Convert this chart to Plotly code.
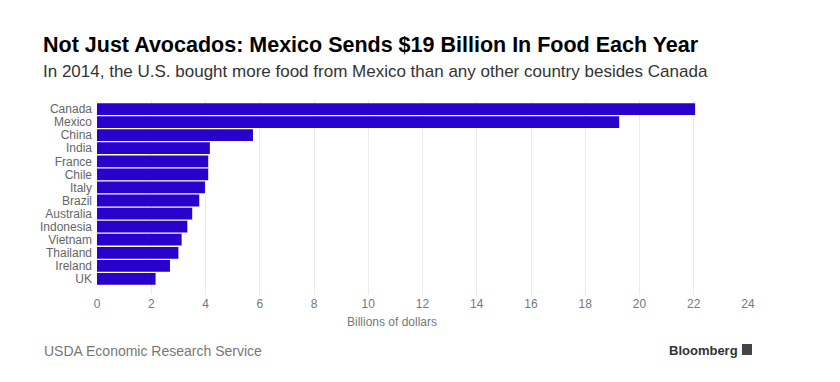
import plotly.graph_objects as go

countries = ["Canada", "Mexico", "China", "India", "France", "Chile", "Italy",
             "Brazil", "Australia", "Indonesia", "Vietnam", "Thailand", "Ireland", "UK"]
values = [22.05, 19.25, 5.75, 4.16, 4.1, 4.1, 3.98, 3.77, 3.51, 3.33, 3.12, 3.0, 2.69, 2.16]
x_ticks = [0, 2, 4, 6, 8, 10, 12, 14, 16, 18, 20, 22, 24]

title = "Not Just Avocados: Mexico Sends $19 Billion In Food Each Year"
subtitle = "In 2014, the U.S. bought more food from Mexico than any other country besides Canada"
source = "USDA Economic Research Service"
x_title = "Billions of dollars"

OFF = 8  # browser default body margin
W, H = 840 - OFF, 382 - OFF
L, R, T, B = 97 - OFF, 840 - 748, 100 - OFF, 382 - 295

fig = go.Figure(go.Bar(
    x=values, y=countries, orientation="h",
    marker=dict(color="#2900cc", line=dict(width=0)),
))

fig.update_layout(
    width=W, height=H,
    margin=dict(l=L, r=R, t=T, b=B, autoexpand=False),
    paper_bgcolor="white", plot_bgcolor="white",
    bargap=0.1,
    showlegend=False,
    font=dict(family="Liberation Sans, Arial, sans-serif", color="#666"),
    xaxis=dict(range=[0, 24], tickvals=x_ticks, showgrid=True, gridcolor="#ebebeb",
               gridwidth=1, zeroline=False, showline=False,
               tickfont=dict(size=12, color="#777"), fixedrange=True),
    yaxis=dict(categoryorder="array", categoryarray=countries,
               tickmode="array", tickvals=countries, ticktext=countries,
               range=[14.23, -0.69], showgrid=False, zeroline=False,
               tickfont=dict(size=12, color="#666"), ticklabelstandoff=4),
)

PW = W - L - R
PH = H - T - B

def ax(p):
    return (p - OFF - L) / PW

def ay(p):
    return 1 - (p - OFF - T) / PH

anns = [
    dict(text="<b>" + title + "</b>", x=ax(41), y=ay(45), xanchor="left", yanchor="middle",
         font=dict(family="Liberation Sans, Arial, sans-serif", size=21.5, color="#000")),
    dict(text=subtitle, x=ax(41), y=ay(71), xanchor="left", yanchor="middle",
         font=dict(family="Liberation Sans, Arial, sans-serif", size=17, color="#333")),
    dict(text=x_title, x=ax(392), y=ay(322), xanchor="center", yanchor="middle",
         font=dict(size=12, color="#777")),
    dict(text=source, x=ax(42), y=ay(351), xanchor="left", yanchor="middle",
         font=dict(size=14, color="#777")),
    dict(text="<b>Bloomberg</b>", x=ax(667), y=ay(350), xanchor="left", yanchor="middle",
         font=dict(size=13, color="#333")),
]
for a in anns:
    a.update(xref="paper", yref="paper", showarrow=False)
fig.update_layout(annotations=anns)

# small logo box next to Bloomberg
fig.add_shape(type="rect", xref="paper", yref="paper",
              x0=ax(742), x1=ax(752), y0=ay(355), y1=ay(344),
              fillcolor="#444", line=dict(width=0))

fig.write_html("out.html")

- - - - -

▶ **What is being asked**
Leave out the pictures and output the rest of the material exactly as written.

▶ **Written response**
Convert this chart to Plotly code.
import plotly.graph_objects as go

countries = ["Canada", "Mexico", "China", "India", "France", "Chile", "Italy",
             "Brazil", "Australia", "Indonesia", "Vietnam", "Thailand", "Ireland", "UK"]
values = [22.05, 19.25, 5.75, 4.16, 4.1, 4.1, 3.98, 3.77, 3.51, 3.33, 3.12, 3.0, 2.69, 2.16]
x_ticks = [0, 2, 4, 6, 8, 10, 12, 14, 16, 18, 20, 22, 24]

title = "Not Just Avocados: Mexico Sends $19 Billion In Food Each Year"
subtitle = "In 2014, the U.S. bought more food from Mexico than any other country besides Canada"
source = "USDA Economic Research Service"
x_title = "Billions of dollars"

OFF = 8  # browser default body margin
W, H = 840 - OFF, 382 - OFF
L, R, T, B = 97 - OFF, 840 - 748, 100 - OFF, 382 - 295

fig = go.Figure(go.Bar(
    x=values, y=countries, orientation="h",
    marker=dict(color="#2900cc", line=dict(width=0)),
))

fig.update_layout(
    width=W, height=H,
    margin=dict(l=L, r=R, t=T, b=B, autoexpand=False),
    paper_bgcolor="white", plot_bgcolor="white",
    bargap=0.1,
    showlegend=False,
    font=dict(family="Liberation Sans, Arial, sans-serif", color="#666"),
    xaxis=dict(range=[0, 24], tickvals=x_ticks, showgrid=True, gridcolor="#ebebeb",
               gridwidth=1, zeroline=False, showline=False,
               tickfont=dict(size=12, color="#777"), fixedrange=True),
    yaxis=dict(categoryorder="array", categoryarray=countries,
               tickmode="array", tickvals=countries, ticktext=countries,
               range=[14.23, -0.69], showgrid=False, zeroline=False,
               tickfont=dict(size=12, color="#666"), ticklabelstandoff=4),
)

PW = W - L - R
PH = H - T - B

def ax(p):
    return (p - OFF - L) / PW

def ay(p):
    return 1 - (p - OFF - T) / PH

anns = [
    dict(text="<b>" + title + "</b>", x=ax(41), y=ay(45), xanchor="left", yanchor="middle",
         font=dict(family="Liberation Sans, Arial, sans-serif", size=21.5, color="#000")),
    dict(text=subtitle, x=ax(41), y=ay(71), xanchor="left", yanchor="middle",
         font=dict(family="Liberation Sans, Arial, sans-serif", size=17, color="#333")),
    dict(text=x_title, x=ax(392), y=ay(322), xanchor="center", yanchor="middle",
         font=dict(size=12, color="#777")),
    dict(text=source, x=ax(42), y=ay(351), xanchor="left", yanchor="middle",
         font=dict(size=14, color="#777")),
    dict(text="<b>Bloomberg</b>", x=ax(667), y=ay(350), xanchor="left", yanchor="middle",
         font=dict(size=13, color="#333")),
]
for a in anns:
    a.update(xref="paper", yref="paper", showarrow=False)
fig.update_layout(annotations=anns)

# small logo box next to Bloomberg
fig.add_shape(type="rect", xref="paper", yref="paper",
              x0=ax(742), x1=ax(752), y0=ay(355), y1=ay(344),
              fillcolor="#444", line=dict(width=0))

fig.write_html("out.html")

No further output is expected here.